▶ [Your instructions] Without the pictures, give the entries below again exactly as written.
[START Records for processing]
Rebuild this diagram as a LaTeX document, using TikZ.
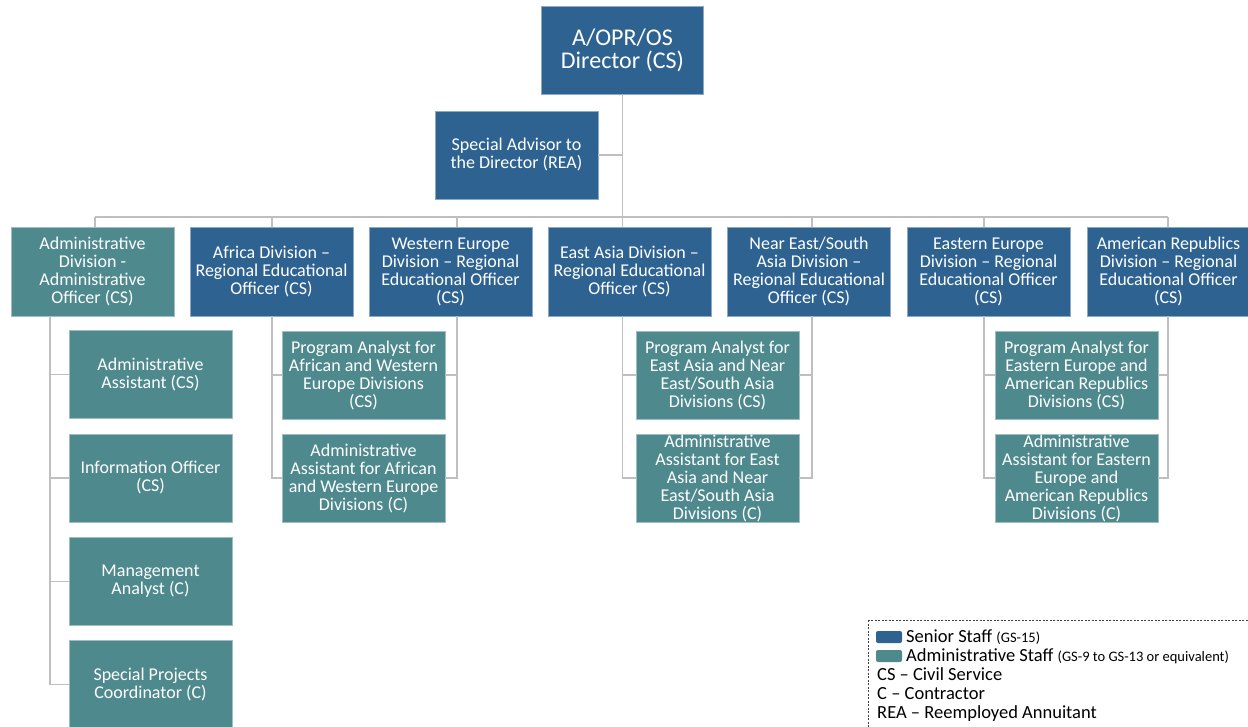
\documentclass[tikz,border=0pt]{standalone}
\usepackage{fontspec}
\setmainfont{Carlito}
\usetikzlibrary{calc}
\definecolor{senior}{HTML}{2E6391}
\definecolor{admin}{HTML}{4E898E}
\definecolor{linkc}{HTML}{BFBFBF}
\newcommand\legsmallfont{\fontsize{14.5}{16}\selectfont}
\begin{document}
\begin{tikzpicture}[x=1pt,y=-1pt,
  box/.style={rectangle, inner sep=0pt, align=center, text=white,
    font=\fontsize{18}{18}\selectfont, minimum width=163pt, minimum height=89pt, line width=0.8pt},
  sen/.style={box, fill=senior, draw=senior!55!white},
  adm/.style={box, fill=admin, draw=admin!55!white},
  kid/.style={adm, minimum height=88pt},
  link/.style={draw=linkc, line width=1.3pt},
  legtext/.style={anchor=base west, inner sep=0pt, font=\fontsize{18.5}{20}\selectfont}]
\useasboundingbox (0,0) rectangle (1248,727);
\fill[white] (0,0) rectangle (1248,727);

% top
\node[sen, minimum width=162pt, minimum height=88pt, font=\fontsize{24}{23}\selectfont] (dir) at (622.5,50) {A/OPR/OS\\Director (CS)};
\node[sen, minimum height=88pt] (sa) at (516.5,155) {Special Advisor to\\the Director (REA)};

% divisions
\node[adm] (ad) at (92.5,271.5) {Administrative\\Division -\\Administrative\\Officer (CS)};
\node[sen] (af) at (271.5,271.5) {Africa Division –\\Regional Educational\\Officer (CS)};
\node[sen] (we) at (450.5,271.5) {Western Europe\\Division – Regional\\Educational Officer\\(CS)};
\node[sen] (ea) at (629.5,271.5) {East Asia Division –\\Regional Educational\\Officer (CS)};
\node[sen] (ne) at (809,271.5) {Near East/South\\Asia Division –\\Regional Educational\\Officer (CS)};
\node[sen] (ee) at (988.5,271.5) {Eastern Europe\\Division – Regional\\Educational Officer\\(CS)};
\node[sen] (ar) at (1168.5,271.5) {American Republics\\Division – Regional\\Educational Officer\\(CS)};

% administrative division staff
\node[kid] (aa) at (150.5,374.5) {Administrative\\Assistant (CS)};
\node[kid] (io) at (150.5,478) {Information Officer\\(CS)};
\node[kid] (ma) at (150.5,581.5) {Management\\Analyst (C)};
\node[kid] (sp) at (150.5,684.5) {Special Projects\\Coordinator (C)};

% shared staff
\node[kid] (pa1) at (363.5,375) {Program Analyst for\\African and Western\\Europe Divisions\\(CS)};
\node[kid] (as1) at (363.5,478) {Administrative\\Assistant for African\\and Western Europe\\Divisions (C)};
\node[kid] (pa2) at (717.5,375) {Program Analyst for\\East Asia and Near\\East/South Asia\\Divisions (CS)};
\node[kid] (as2) at (717.5,478) {Administrative\\Assistant for East\\Asia and Near\\East/South Asia\\Divisions (C)};
\node[kid] (pa3) at (1076.5,375) {Program Analyst for\\Eastern Europe and\\American Republics\\Divisions (CS)};
\node[kid] (as3) at (1076.5,478) {Administrative\\Assistant for Eastern\\Europe and\\American Republics\\Divisions (C)};

% connector guide coordinates
\coordinate (bus) at (0,217);
\coordinate (tad) at (95,0);
\coordinate (lad) at (50,0);
\coordinate (laf) at (272,0);
\coordinate (lwe) at (457,0);
\coordinate (lea) at (622.5,0);
\coordinate (lne) at (812,0);
\coordinate (lee) at (984,0);
\coordinate (lar) at (1168,0);

% connectors
\draw[link] (dir.south) -- (dir.south |- bus);
\draw[link] (sa.east) -- (sa.east -| dir.south);
\draw[link] (tad |- bus) -- (lar |- bus);
\draw[link] (tad |- bus) -- (tad |- ad.north);
\draw[link] (laf |- bus) -- (laf |- af.north);
\draw[link] (lwe |- bus) -- (lwe |- we.north);
\draw[link] (lea |- bus) -- (lea |- ea.north);
\draw[link] (lne |- bus) -- (lne |- ne.north);
\draw[link] (lee |- bus) -- (lee |- ee.north);
\draw[link] (lar |- bus) -- (lar |- ar.north);

\draw[link] (lad |- ad.south) -- (lad |- sp.west) -- (sp.west);
\draw[link] (lad |- aa.west) -- (aa.west);
\draw[link] (lad |- io.west) -- (io.west);
\draw[link] (lad |- ma.west) -- (ma.west);

\draw[link] (laf |- af.south) -- (laf |- as1.west) -- (as1.west);
\draw[link] (laf |- pa1.west) -- (pa1.west);
\draw[link] (lwe |- we.south) -- (lwe |- as1.east) -- (as1.east);
\draw[link] (lwe |- pa1.east) -- (pa1.east);

\draw[link] (lea |- ea.south) -- (lea |- as2.west) -- (as2.west);
\draw[link] (lea |- pa2.west) -- (pa2.west);
\draw[link] (lne |- ne.south) -- (lne |- as2.east) -- (as2.east);
\draw[link] (lne |- pa2.east) -- (pa2.east);

\draw[link] (lee |- ee.south) -- (lee |- as3.west) -- (as3.west);
\draw[link] (lee |- pa3.west) -- (pa3.west);
\draw[link] (lar |- ar.south) -- (lar |- as3.east) -- (as3.east);
\draw[link] (lar |- pa3.east) -- (pa3.east);

% legend
\draw[draw=black!75, line width=0.7pt, dash pattern=on 2pt off 1.5pt] (868,620) rectangle (1252,732);
\fill[senior, rounded corners=2pt] (876,631) rectangle (902,643);
\fill[admin, rounded corners=2pt] (876,650) rectangle (902,662);
\node[legtext] (leg1) at (906,642) {Senior Staff {\legsmallfont(GS-15)}};
\node[legtext] (leg2) at (906,661) {Administrative Staff {\legsmallfont(GS-9 to GS-13 or equivalent)}};
\node[legtext] (leg3) at (877,680) {CS – Civil Service};
\node[legtext] (leg4) at (877,699) {C – Contractor};
\node[legtext] (leg5) at (877,718) {REA – Reemployed Annuitant};
\end{tikzpicture}
\end{document}
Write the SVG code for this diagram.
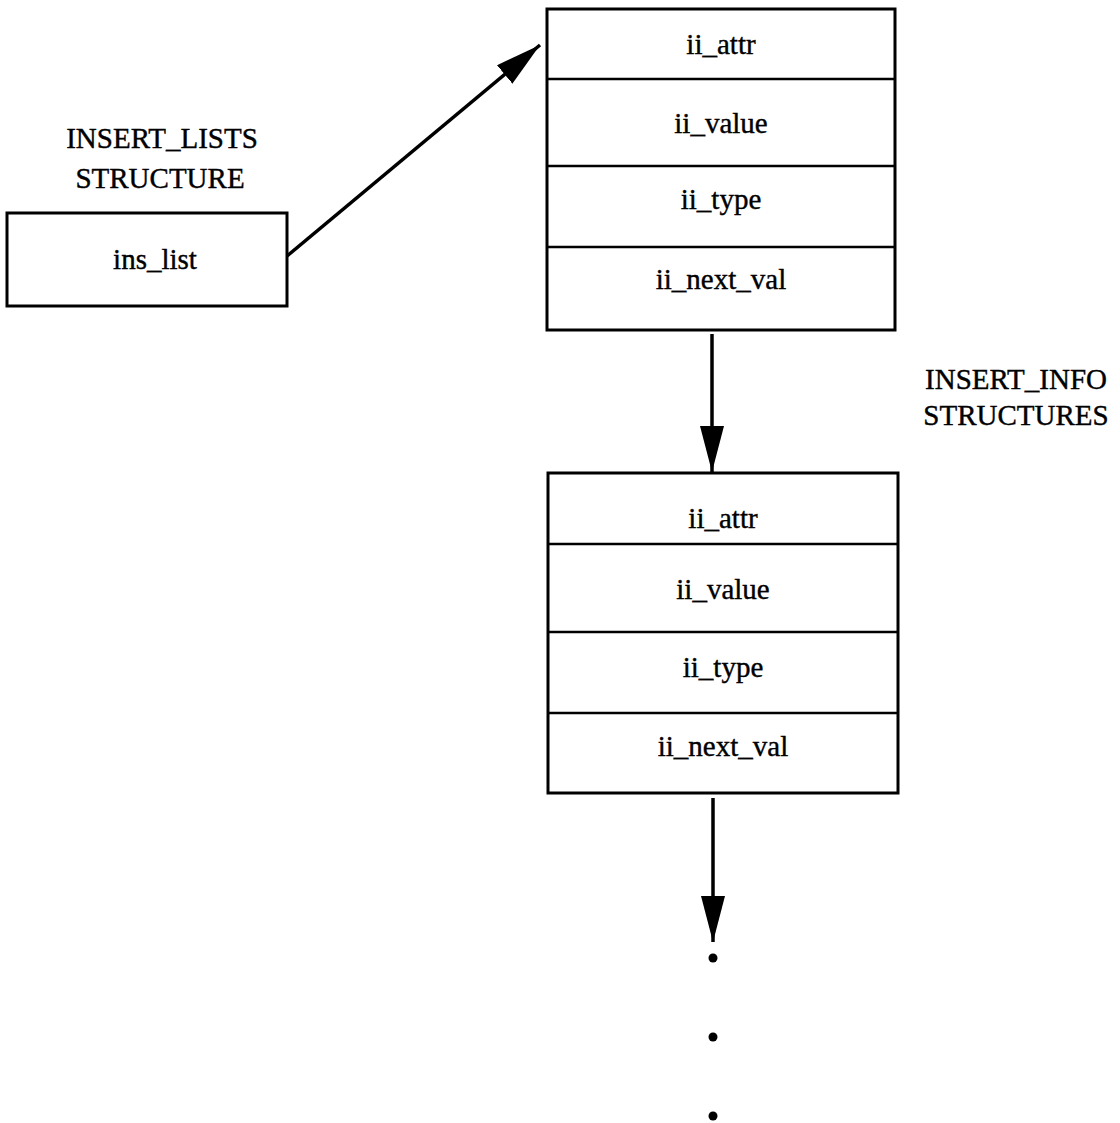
[END Records for processing]
▶ [Result]
Rebuild this diagram as a LaTeX document, using TikZ.
\documentclass[tikz,border=0pt]{standalone}
\usepackage{fontspec}
\setmainfont{Carlito}
\usetikzlibrary{calc}
\definecolor{senior}{HTML}{2E6391}
\definecolor{admin}{HTML}{4E898E}
\definecolor{linkc}{HTML}{BFBFBF}
\newcommand\legsmallfont{\fontsize{14.5}{16}\selectfont}
\begin{document}
\begin{tikzpicture}[x=1pt,y=-1pt,
  box/.style={rectangle, inner sep=0pt, align=center, text=white,
    font=\fontsize{18}{18}\selectfont, minimum width=163pt, minimum height=89pt, line width=0.8pt},
  sen/.style={box, fill=senior, draw=senior!55!white},
  adm/.style={box, fill=admin, draw=admin!55!white},
  kid/.style={adm, minimum height=88pt},
  link/.style={draw=linkc, line width=1.3pt},
  legtext/.style={anchor=base west, inner sep=0pt, font=\fontsize{18.5}{20}\selectfont}]
\useasboundingbox (0,0) rectangle (1248,727);
\fill[white] (0,0) rectangle (1248,727);

% top
\node[sen, minimum width=162pt, minimum height=88pt, font=\fontsize{24}{23}\selectfont] (dir) at (622.5,50) {A/OPR/OS\\Director (CS)};
\node[sen, minimum height=88pt] (sa) at (516.5,155) {Special Advisor to\\the Director (REA)};

% divisions
\node[adm] (ad) at (92.5,271.5) {Administrative\\Division -\\Administrative\\Officer (CS)};
\node[sen] (af) at (271.5,271.5) {Africa Division –\\Regional Educational\\Officer (CS)};
\node[sen] (we) at (450.5,271.5) {Western Europe\\Division – Regional\\Educational Officer\\(CS)};
\node[sen] (ea) at (629.5,271.5) {East Asia Division –\\Regional Educational\\Officer (CS)};
\node[sen] (ne) at (809,271.5) {Near East/South\\Asia Division –\\Regional Educational\\Officer (CS)};
\node[sen] (ee) at (988.5,271.5) {Eastern Europe\\Division – Regional\\Educational Officer\\(CS)};
\node[sen] (ar) at (1168.5,271.5) {American Republics\\Division – Regional\\Educational Officer\\(CS)};

% administrative division staff
\node[kid] (aa) at (150.5,374.5) {Administrative\\Assistant (CS)};
\node[kid] (io) at (150.5,478) {Information Officer\\(CS)};
\node[kid] (ma) at (150.5,581.5) {Management\\Analyst (C)};
\node[kid] (sp) at (150.5,684.5) {Special Projects\\Coordinator (C)};

% shared staff
\node[kid] (pa1) at (363.5,375) {Program Analyst for\\African and Western\\Europe Divisions\\(CS)};
\node[kid] (as1) at (363.5,478) {Administrative\\Assistant for African\\and Western Europe\\Divisions (C)};
\node[kid] (pa2) at (717.5,375) {Program Analyst for\\East Asia and Near\\East/South Asia\\Divisions (CS)};
\node[kid] (as2) at (717.5,478) {Administrative\\Assistant for East\\Asia and Near\\East/South Asia\\Divisions (C)};
\node[kid] (pa3) at (1076.5,375) {Program Analyst for\\Eastern Europe and\\American Republics\\Divisions (CS)};
\node[kid] (as3) at (1076.5,478) {Administrative\\Assistant for Eastern\\Europe and\\American Republics\\Divisions (C)};

% connector guide coordinates
\coordinate (bus) at (0,217);
\coordinate (tad) at (95,0);
\coordinate (lad) at (50,0);
\coordinate (laf) at (272,0);
\coordinate (lwe) at (457,0);
\coordinate (lea) at (622.5,0);
\coordinate (lne) at (812,0);
\coordinate (lee) at (984,0);
\coordinate (lar) at (1168,0);

% connectors
\draw[link] (dir.south) -- (dir.south |- bus);
\draw[link] (sa.east) -- (sa.east -| dir.south);
\draw[link] (tad |- bus) -- (lar |- bus);
\draw[link] (tad |- bus) -- (tad |- ad.north);
\draw[link] (laf |- bus) -- (laf |- af.north);
\draw[link] (lwe |- bus) -- (lwe |- we.north);
\draw[link] (lea |- bus) -- (lea |- ea.north);
\draw[link] (lne |- bus) -- (lne |- ne.north);
\draw[link] (lee |- bus) -- (lee |- ee.north);
\draw[link] (lar |- bus) -- (lar |- ar.north);

\draw[link] (lad |- ad.south) -- (lad |- sp.west) -- (sp.west);
\draw[link] (lad |- aa.west) -- (aa.west);
\draw[link] (lad |- io.west) -- (io.west);
\draw[link] (lad |- ma.west) -- (ma.west);

\draw[link] (laf |- af.south) -- (laf |- as1.west) -- (as1.west);
\draw[link] (laf |- pa1.west) -- (pa1.west);
\draw[link] (lwe |- we.south) -- (lwe |- as1.east) -- (as1.east);
\draw[link] (lwe |- pa1.east) -- (pa1.east);

\draw[link] (lea |- ea.south) -- (lea |- as2.west) -- (as2.west);
\draw[link] (lea |- pa2.west) -- (pa2.west);
\draw[link] (lne |- ne.south) -- (lne |- as2.east) -- (as2.east);
\draw[link] (lne |- pa2.east) -- (pa2.east);

\draw[link] (lee |- ee.south) -- (lee |- as3.west) -- (as3.west);
\draw[link] (lee |- pa3.west) -- (pa3.west);
\draw[link] (lar |- ar.south) -- (lar |- as3.east) -- (as3.east);
\draw[link] (lar |- pa3.east) -- (pa3.east);

% legend
\draw[draw=black!75, line width=0.7pt, dash pattern=on 2pt off 1.5pt] (868,620) rectangle (1252,732);
\fill[senior, rounded corners=2pt] (876,631) rectangle (902,643);
\fill[admin, rounded corners=2pt] (876,650) rectangle (902,662);
\node[legtext] (leg1) at (906,642) {Senior Staff {\legsmallfont(GS-15)}};
\node[legtext] (leg2) at (906,661) {Administrative Staff {\legsmallfont(GS-9 to GS-13 or equivalent)}};
\node[legtext] (leg3) at (877,680) {CS – Civil Service};
\node[legtext] (leg4) at (877,699) {C – Contractor};
\node[legtext] (leg5) at (877,718) {REA – Reemployed Annuitant};
\end{tikzpicture}
\end{document}
Write the SVG code for this diagram.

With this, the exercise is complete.